Recommendations for Daily Exercise

Exercising and being physically active has a lot of health benefits for most people. This includes people with physical disabilities, children, elderly and pregnant women. At least one hour daily of being physically active is suggested and it should involve moderate or vigorous activities. Adults should have at least 2 hours and 30 minutes of moderate-activity per week at a minimum. It should be in bursts of at least ten minutes for each activity. Those who are spending 20 to 30 minutes of brisk walking, yoga or bike ride for most of the week, then it meets the required quota. But doing more, either in frequency or in exercise intensity is better for one’s overall health.

Examples of Moderate Activity

To understand this better, some real-life examples of what is considered as moderate-activity includes – walking at around 4 kilometers per hour, biking, ballroom dancing, playing tennis, cleaning the house and running your dog for at least 10 minutes or more. When you start moving and your breathing feels harder or labored, but you can still carry a conversation, you are doing a moderate-activity. If it is hard to speak and you are sweating with your activity, this is already considered a vigorous activity.

Tips for Measuring MET

Some people find it hard to determine how many METs they are using as they try to stick to doing moderate activities.
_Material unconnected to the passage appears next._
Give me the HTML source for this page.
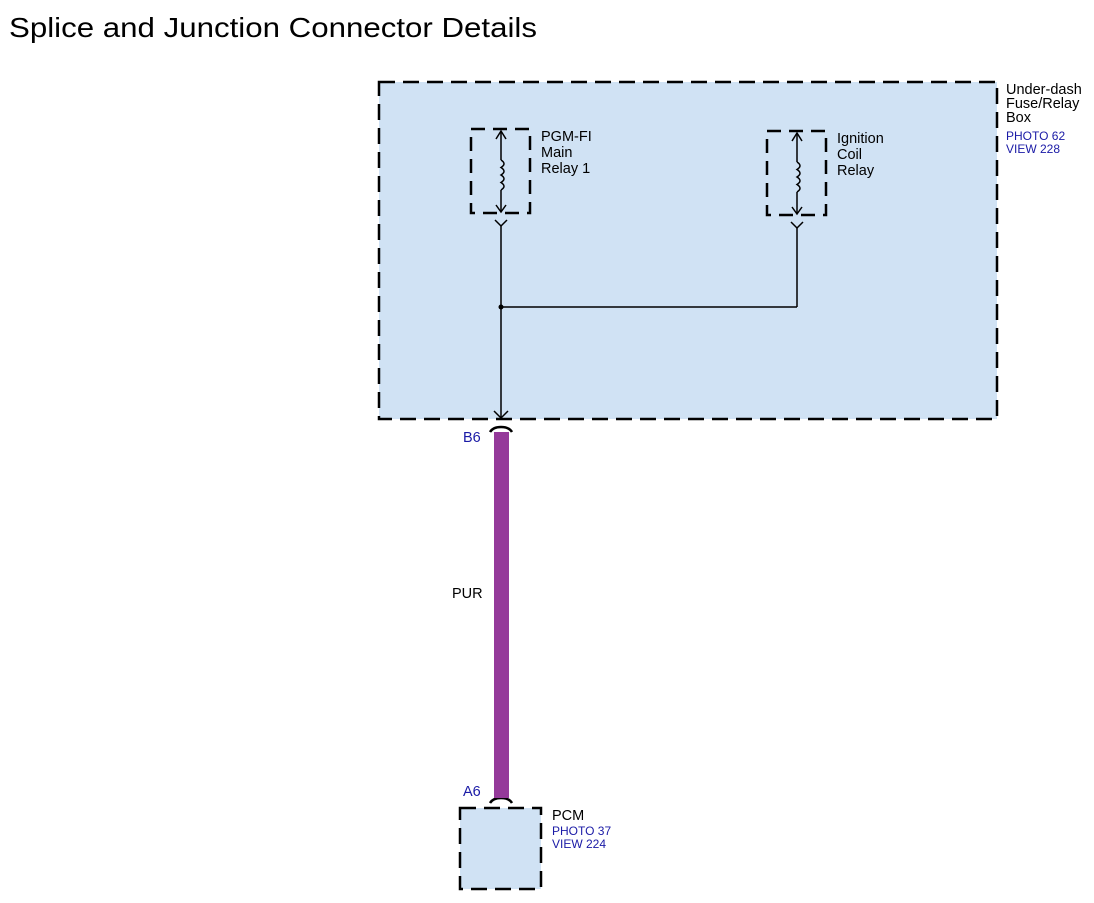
<!DOCTYPE html>
<html><head><style>body{margin:0;background:#fff}svg{display:block}</style></head><body>
<svg width="1094" height="903" xmlns="http://www.w3.org/2000/svg" font-family="Liberation Sans, sans-serif">
<rect width="1094" height="903" fill="#fff"/>
<text x="9" y="37" font-size="28" textLength="528" lengthAdjust="spacingAndGlyphs" fill="#000">Splice and Junction Connector Details</text>
<rect x="379" y="82" width="618" height="337" fill="#d0e2f4" stroke="#000" stroke-width="2.5" stroke-dasharray="16,8"/>
<g font-size="14.5" fill="#000"><text x="1006" y="94">Under-dash</text><text x="1006" y="108">Fuse/Relay</text><text x="1006" y="122">Box</text></g>
<g font-size="12" fill="#1a1aa6"><text x="1006" y="140">PHOTO 62</text><text x="1006" y="153">VIEW 228</text></g>
<rect x="471" y="129" width="59" height="84" fill="none" stroke="#000" stroke-width="2.5" stroke-dasharray="14,8"/>
<g stroke="#000" stroke-width="1.5" fill="none">
<line x1="501" y1="131" x2="501" y2="160"/><line x1="501" y1="190" x2="501" y2="212"/>
<path d="M496 139 L501 131 L506 139"/><path d="M496 205 L501 212 L506 205"/>
<path d="M501 160 q6 3.75 0 7.5 q6 3.75 0 7.5 q6 3.75 0 7.5 q6 3.75 0 7.5"/>
<path d="M495 220 L501 226 L507 220"/><line x1="501" y1="226" x2="501" y2="419"/>
<rect x="767" y="131" width="59" height="84" stroke-width="2.5" stroke-dasharray="14,8"/>
<line x1="797" y1="133" x2="797" y2="162"/><line x1="797" y1="192" x2="797" y2="214"/>
<path d="M792 141 L797 133 L802 141"/><path d="M792 207 L797 214 L802 207"/>
<path d="M797 162 q6 3.75 0 7.5 q6 3.75 0 7.5 q6 3.75 0 7.5 q6 3.75 0 7.5"/>
<path d="M791 222 L797 228 L803 222"/><line x1="797" y1="228" x2="797" y2="307"/>
<line x1="501" y1="307" x2="797" y2="307"/>
<path d="M494 411 L501 418 L508 411"/>
<path d="M490 432 Q493 427 501 427 Q509 427 512 432" stroke-width="2.5"/>
<path d="M490 803 Q493 798 501 798 Q509 798 512 803" stroke-width="2.5"/>
</g>
<circle cx="501" cy="307" r="2.5" fill="#000"/>
<g font-size="14.5" fill="#000"><text x="541" y="141">PGM-FI</text><text x="541" y="157">Main</text><text x="541" y="173">Relay 1</text>
<text x="837" y="143">Ignition</text><text x="837" y="159">Coil</text><text x="837" y="175">Relay</text></g>
<rect x="494" y="432" width="15" height="366" fill="#953a9a"/>
<text x="452" y="598" font-size="14.5">PUR</text>
<text x="463" y="442" font-size="14.5" fill="#1a1aa6">B6</text>
<text x="463" y="796" font-size="14.5" fill="#1a1aa6">A6</text>
<rect x="460" y="808" width="81" height="81" fill="#d0e2f4" stroke="#000" stroke-width="2.5" stroke-dasharray="16,8"/>
<text x="552" y="820" font-size="14.5">PCM</text>
<g font-size="12" fill="#1a1aa6"><text x="552" y="835">PHOTO 37</text><text x="552" y="848">VIEW 224</text></g>
</svg>
</body></html>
This can be made easier by using the Borg RPE or Rating of Perceived Exertion. This scale monitors how one would feel about their activity levels. At the bottom of this scale is absolute stillness and the top end is sprinting with as much effort as you can.

On the Borg RPE, the scale applies for most adults under the age of 65. Borg rating of exertion starts is 6 when one exerts zero effort such as when one is reading or watching television. The very light effort falls into the 7-8 scale and an example of an activity is when one ties his shoes. Very light exertion of 9-10 scale involves activities such as folding of clothes. Scale 11-12 require a fairly light effort but are not enough to speed up breathing or heart rate. The somewhat hard effort on the 13-14 scale involves activities such as brisk walking and others that require moderate efforts that speed up heart rate and breathing. Scale 15-16 require hard efforts and involve activities such as swimming and cycling. Very hard exertion on the 17-18 scale refers to the highest stage of activity that one can sustain. The top level of the Borg scale at 19-20 scape require very, very hard exertion and it refers to activities that you cannot maintain for long.
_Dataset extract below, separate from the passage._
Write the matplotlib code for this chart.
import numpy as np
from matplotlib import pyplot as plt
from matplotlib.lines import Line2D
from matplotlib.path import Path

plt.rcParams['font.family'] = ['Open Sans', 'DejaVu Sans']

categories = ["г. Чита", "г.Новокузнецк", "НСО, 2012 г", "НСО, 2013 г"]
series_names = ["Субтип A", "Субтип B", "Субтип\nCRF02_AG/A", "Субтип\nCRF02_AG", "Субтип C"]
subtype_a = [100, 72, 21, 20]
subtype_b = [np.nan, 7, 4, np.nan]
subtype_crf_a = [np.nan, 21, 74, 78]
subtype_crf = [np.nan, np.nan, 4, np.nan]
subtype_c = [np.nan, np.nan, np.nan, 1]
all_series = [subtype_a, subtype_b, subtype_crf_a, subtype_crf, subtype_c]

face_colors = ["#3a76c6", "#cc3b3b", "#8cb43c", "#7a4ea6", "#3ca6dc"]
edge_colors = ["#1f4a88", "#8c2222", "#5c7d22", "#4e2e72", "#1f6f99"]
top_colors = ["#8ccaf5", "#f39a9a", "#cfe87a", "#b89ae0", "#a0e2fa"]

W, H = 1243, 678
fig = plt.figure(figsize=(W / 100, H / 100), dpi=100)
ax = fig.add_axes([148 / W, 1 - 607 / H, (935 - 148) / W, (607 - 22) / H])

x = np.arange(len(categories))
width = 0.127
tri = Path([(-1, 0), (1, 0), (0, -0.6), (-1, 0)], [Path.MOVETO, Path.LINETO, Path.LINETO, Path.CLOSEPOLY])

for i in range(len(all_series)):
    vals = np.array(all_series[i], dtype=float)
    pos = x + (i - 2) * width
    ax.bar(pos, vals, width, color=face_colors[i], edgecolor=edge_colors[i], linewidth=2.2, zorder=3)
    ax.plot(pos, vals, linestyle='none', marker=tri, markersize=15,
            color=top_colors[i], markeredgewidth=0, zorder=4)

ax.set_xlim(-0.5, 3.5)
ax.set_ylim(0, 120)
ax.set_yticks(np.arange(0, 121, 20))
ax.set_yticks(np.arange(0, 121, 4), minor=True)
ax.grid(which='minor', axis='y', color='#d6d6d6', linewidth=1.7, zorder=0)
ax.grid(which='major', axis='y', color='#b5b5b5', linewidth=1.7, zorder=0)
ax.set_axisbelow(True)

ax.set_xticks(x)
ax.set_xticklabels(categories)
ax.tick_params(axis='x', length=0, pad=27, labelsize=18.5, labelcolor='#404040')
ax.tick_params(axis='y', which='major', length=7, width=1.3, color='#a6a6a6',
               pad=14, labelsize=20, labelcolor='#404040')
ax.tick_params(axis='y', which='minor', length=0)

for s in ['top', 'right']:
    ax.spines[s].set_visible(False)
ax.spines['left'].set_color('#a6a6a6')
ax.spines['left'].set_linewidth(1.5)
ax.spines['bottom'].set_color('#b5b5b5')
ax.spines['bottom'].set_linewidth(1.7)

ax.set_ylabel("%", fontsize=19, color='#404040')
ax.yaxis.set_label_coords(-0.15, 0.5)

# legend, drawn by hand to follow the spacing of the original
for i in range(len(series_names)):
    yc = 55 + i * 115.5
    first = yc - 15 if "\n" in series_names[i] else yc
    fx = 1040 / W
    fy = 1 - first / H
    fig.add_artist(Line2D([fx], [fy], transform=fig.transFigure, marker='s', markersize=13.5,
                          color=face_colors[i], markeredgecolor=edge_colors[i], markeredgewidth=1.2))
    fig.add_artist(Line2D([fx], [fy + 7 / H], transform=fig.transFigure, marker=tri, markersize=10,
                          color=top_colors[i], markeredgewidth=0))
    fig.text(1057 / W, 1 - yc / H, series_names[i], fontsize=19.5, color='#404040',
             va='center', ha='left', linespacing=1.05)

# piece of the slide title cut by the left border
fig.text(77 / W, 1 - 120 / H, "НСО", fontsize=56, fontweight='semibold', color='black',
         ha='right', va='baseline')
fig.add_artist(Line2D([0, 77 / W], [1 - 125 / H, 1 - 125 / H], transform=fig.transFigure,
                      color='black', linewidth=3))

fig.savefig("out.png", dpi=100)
In the Borg RPE, Moderate-activity falls into the 11-14 scale, thus exercise that benefits the body is not limited to an extensive session at the gym. One may also find various physical activities at home such as running errands, playing with the kids, socializing with friends and other activities. The most important thing is to find activities that you will enjoy so that you can make time for them despite your busy schedule.
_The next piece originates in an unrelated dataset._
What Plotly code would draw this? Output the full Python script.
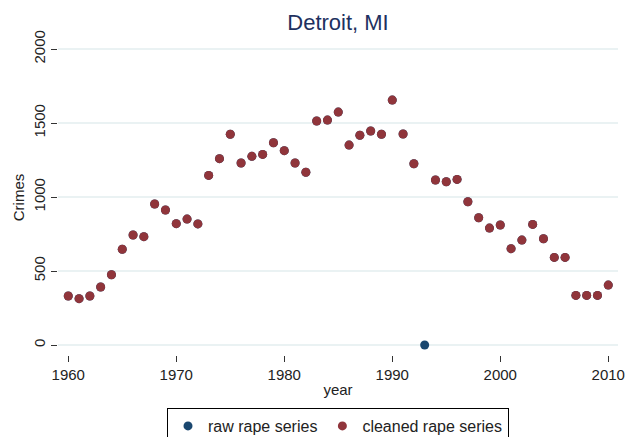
import plotly.graph_objects as go

years = list(range(1960, 2011))
cleaned = [331, 313, 331, 392, 475, 647, 743, 732, 953, 912,
           820, 851, 818, 1146, 1259, 1424, 1230, 1275, 1288, 1367,
           1313, 1230, 1167, 1514, 1520, 1574, 1351, 1417, 1446, 1424,
           1655, 1426, 1225, None, 1115, 1103, 1119, 968, 860, 790,
           811, 651, 709, 815, 718, 592, 592, 335, 335, 335,
           405]
raw = [c if c is not None else 0 for c in cleaned]

x_ticks = [1960, 1970, 1980, 1990, 2000, 2010]
y_ticks = [0, 500, 1000, 1500, 2000]

FONT = "Liberation Sans, Arial, sans-serif"

fig = go.Figure()
fig.add_trace(go.Scatter(x=years, y=raw, mode="markers", name="raw rape series",
                         marker=dict(color="#1a476f", size=9)))
fig.add_trace(go.Scatter(x=years, y=cleaned, mode="markers", name="cleaned rape series",
                         marker=dict(color="#90353b", size=9)))

fig.update_layout(
    width=639, height=437,
    margin=dict(l=50, r=29, t=32, b=90),
    paper_bgcolor="white", plot_bgcolor="white",
    font=dict(family=FONT, size=15, color="#222222"),
    title=dict(text="Detroit, MI", x=0.5, xref="paper", xanchor="center",
               y=0.967, yanchor="middle",
               font=dict(family=FONT, size=22, color="#1e3160")),
    showlegend=True,
    legend=dict(orientation="h", x=0.5, xanchor="center", xref="paper",
                y=0.0847, yanchor="top", yref="container",
                bordercolor="black", borderwidth=1, bgcolor="white",
                font=dict(family=FONT, size=16, color="#222222"),
                itemwidth=30, traceorder="normal"),
)
fig.update_xaxes(range=[1959.05, 2010.9], tickvals=x_ticks, ticks="outside", ticklen=6,
                 tickcolor="#333333", showgrid=False, zeroline=False, showline=False,
                 automargin=False,
                 title=dict(text="year", standoff=2, font=dict(size=15)),
                 tickfont=dict(size=15))
fig.update_yaxes(range=[-67.6, 2061], tickvals=y_ticks, ticks="outside", ticklen=6,
                 tickcolor="#333333", showgrid=True, gridcolor="#eaf2f3", gridwidth=1.5,
                 zeroline=False, showline=False, tickangle=-90, automargin=False,
                 title=dict(text="Crimes", standoff=2, font=dict(size=15)),
                 tickfont=dict(size=15))

fig.write_html("out.html")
Some Examples of Moderate-Activity that Everyone can Do

For exercise experts, moderate-activity is anything that will get your heart rate up by around 50 to 60 percent higher than when you are at rest. Generally, they recommend 150 minutes of moderate-intensity activities. There are hundreds of options that exercises that fall into the moderate-intensity exercise. Some examples are:

  • Walking 3 kilometers in 30 minutes
  • Cycling 6 kilometers in 30 minutes
  • Swimming for 20 minutes
  • Running 2 kilometers in 15 minutes
  • Playing volleyball for around 45 minutes
  • Jumping rope for 15 minutes
  • Climbing stairs for 15 minutes

These are exercises that can be done various setups. There are other days to day activities that fall into the moderate-activity. It includes washing the car for an hour, gardening for 30 minutes and dancing for around 30 minutes. People with a medical condition that limits their activity as well as those who had been living a sedentary life should ease themselves into these physical fitness activities to see how the body will respond. If you are following an overall fitness plan, you might incorporate strength training, better food choices and fighting food cravings.